(Given data):
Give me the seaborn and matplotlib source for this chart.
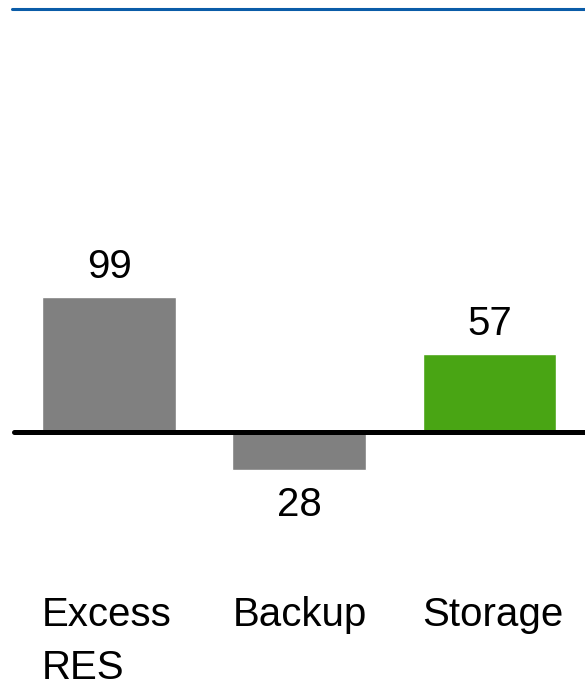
import matplotlib
matplotlib.use("Agg")
import matplotlib.pyplot as plt
import seaborn as sns
import pandas as pd

# Balance components (positive above the line, negative below)
categories = ["Excess\nRES", "Backup", "Storage"]
values = [99, -28, 57]
value_labels = ["99", "28", "57"]
bar_colors = ["#808080", "#808080", "#49a514"]

sns.set_theme(style="white")
plt.rcParams["font.family"] = ["Liberation Sans", "DejaVu Sans"]

df = pd.DataFrame({"category": categories, "value": values})

fig = plt.figure(figsize=(5.85, 6.92), dpi=100)
ax = fig.add_axes([0, 0, 1, 1])

sns.barplot(data=df, x="category", y="value", hue="category",
            palette=dict(zip(categories, bar_colors)), legend=False,
            width=0.704, saturation=1, ax=ax)

ax.set_xlim(-0.573, 2.502)
ax.set_ylim(-191.5, 317.3)
ax.axis("off")

# Zero baseline and top rule
ax.axhline(0, xmin=14 / 585, xmax=1, color="black", lw=3.6, zorder=5)
ax.axhline(311, xmin=12 / 585, xmax=1, color="#0a5ca8", lw=2.2, zorder=5)

fs = 29
for i, (v, lab) in enumerate(zip(values, value_labels)):
    if v >= 0:
        ax.annotate(lab, (i, v), xytext=(0, 13.5), textcoords="offset points",
                    ha="center", va="baseline", fontsize=fs, color="black")
    else:
        ax.annotate(lab, (i, v), xytext=(0, -12), textcoords="offset points",
                    ha="center", va="top", fontsize=fs, color="black")

for i, cat in enumerate(categories):
    ax.text(i - 0.352, -121, cat, ha="left", va="top", fontsize=fs,
            color="black", linespacing=1.5)

fig.savefig("out.png", dpi=100)
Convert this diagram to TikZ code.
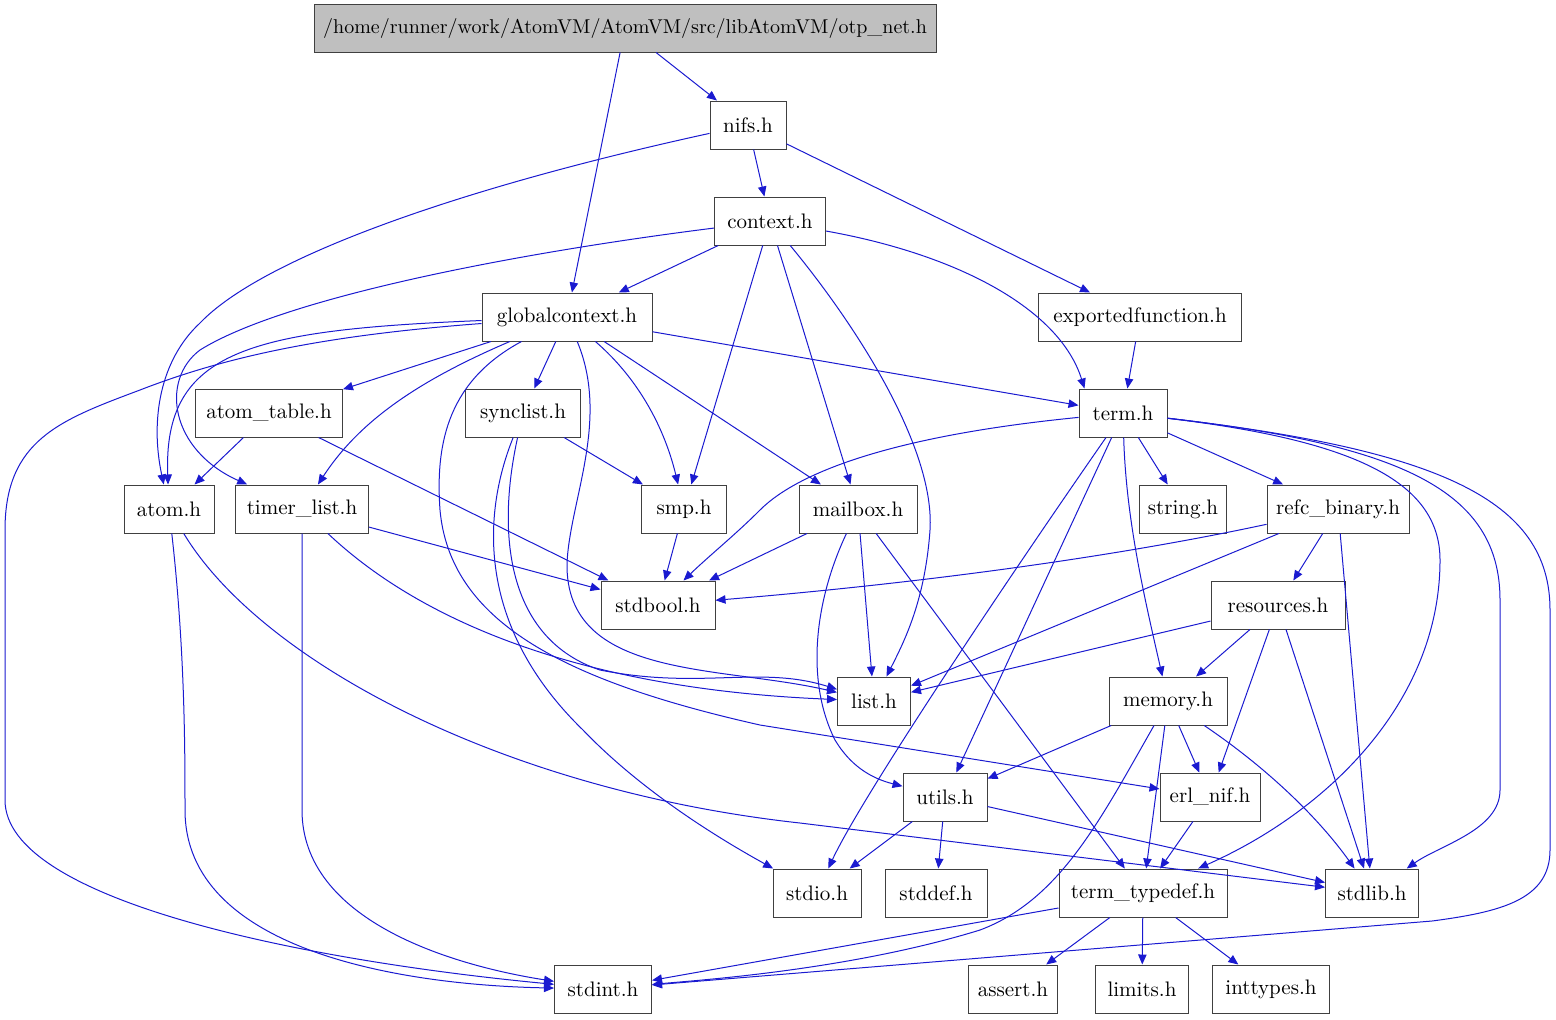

(Do this):
Except for the pictures, reproduce every line exactly.

(Answer for the task):
Give me the seaborn and matplotlib source for this chart.
import matplotlib
matplotlib.use("Agg")
import matplotlib.pyplot as plt
import seaborn as sns
import pandas as pd

# Balance components (positive above the line, negative below)
categories = ["Excess\nRES", "Backup", "Storage"]
values = [99, -28, 57]
value_labels = ["99", "28", "57"]
bar_colors = ["#808080", "#808080", "#49a514"]

sns.set_theme(style="white")
plt.rcParams["font.family"] = ["Liberation Sans", "DejaVu Sans"]

df = pd.DataFrame({"category": categories, "value": values})

fig = plt.figure(figsize=(5.85, 6.92), dpi=100)
ax = fig.add_axes([0, 0, 1, 1])

sns.barplot(data=df, x="category", y="value", hue="category",
            palette=dict(zip(categories, bar_colors)), legend=False,
            width=0.704, saturation=1, ax=ax)

ax.set_xlim(-0.573, 2.502)
ax.set_ylim(-191.5, 317.3)
ax.axis("off")

# Zero baseline and top rule
ax.axhline(0, xmin=14 / 585, xmax=1, color="black", lw=3.6, zorder=5)
ax.axhline(311, xmin=12 / 585, xmax=1, color="#0a5ca8", lw=2.2, zorder=5)

fs = 29
for i, (v, lab) in enumerate(zip(values, value_labels)):
    if v >= 0:
        ax.annotate(lab, (i, v), xytext=(0, 13.5), textcoords="offset points",
                    ha="center", va="baseline", fontsize=fs, color="black")
    else:
        ax.annotate(lab, (i, v), xytext=(0, -12), textcoords="offset points",
                    ha="center", va="top", fontsize=fs, color="black")

for i, cat in enumerate(categories):
    ax.text(i - 0.352, -121, cat, ha="left", va="top", fontsize=fs,
            color="black", linespacing=1.5)

fig.savefig("out.png", dpi=100)
Convert this diagram to TikZ code.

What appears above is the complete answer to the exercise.